C’est pourquoi Jarislowsky Fraser doit impérativement conserver la sienne, affirme-t-il. «La priorité consiste à garder le siège social à Montréal et à adhérer fermement aux principes fondamentaux posés par Stephen Jarislowsky en matière d’investissement de grande qualité à moindre risque, en étant axé sur la recherche et centré sur le client.»

La recherche et l’expérience client sont d’ailleurs les deux piliers sur lesquels Maxime Ménard entend construire l’avenir, notamment par des investissements en matière technologique. Il estime que la Banque Scotia investit près de 3 G$ par année en technologie et considère que l’accès à ces technologies pour Jarislowsky Fraser tout comme le soutien dont il peut bénéficier sur le plan de la conformité, par exemple, représentent indéniablement «un effet de levier extraordinaire sans lequel il serait impossible de développer une structure économiquement viable».

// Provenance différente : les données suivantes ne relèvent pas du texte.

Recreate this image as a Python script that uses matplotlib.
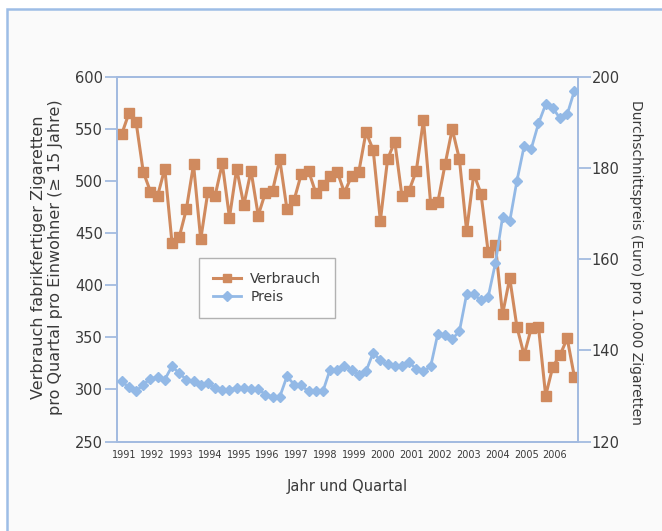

Maxime Ménard évoque également sa volonté de bâtir la meilleure équipe de recherche possible et souligne qu’un programme visant à recruter des ressources au sein des universités a notamment été mis sur pied. «Nous sommes réputés comme étant un cabinet de recherche spécialisé, et ce n’est pas que nous n’avons pas les gens qu’il nous faut, mais si l’on ne veut pas devenir marginalisé dans une industrie de plus en plus consolidée, il faut constamment engager les meilleurs.»

Il ajoute que Jarislowsky Fraser veut continuer à croître à partir d’ici et influencer positivement l’écosystème financier du Québec. La firme engage d’ailleurs beaucoup de gens présentement, dans tous les secteurs, que ce soit celui de l’investissement, des opérations ou du relationnel, et participe aussi à des programmes de mentorat dans différentes universités du Québec. «Nous croyons qu’à travers ce mentorat et notre volonté d’offrir une accessibilité à notre organisation, nous pouvons donner la chance à des gens d’ici de se bâtir une belle carrière à Montréal.»

Maxime Ménard croit beaucoup dans le mentorat et l’accompagnement. «J’ai rencontré des gens tout au long de ma carrière qui m’ont aidé et à qui je dois une bonne part de mon succès. C’est en quelque sorte ma façon de redonner au suivant», dit-il.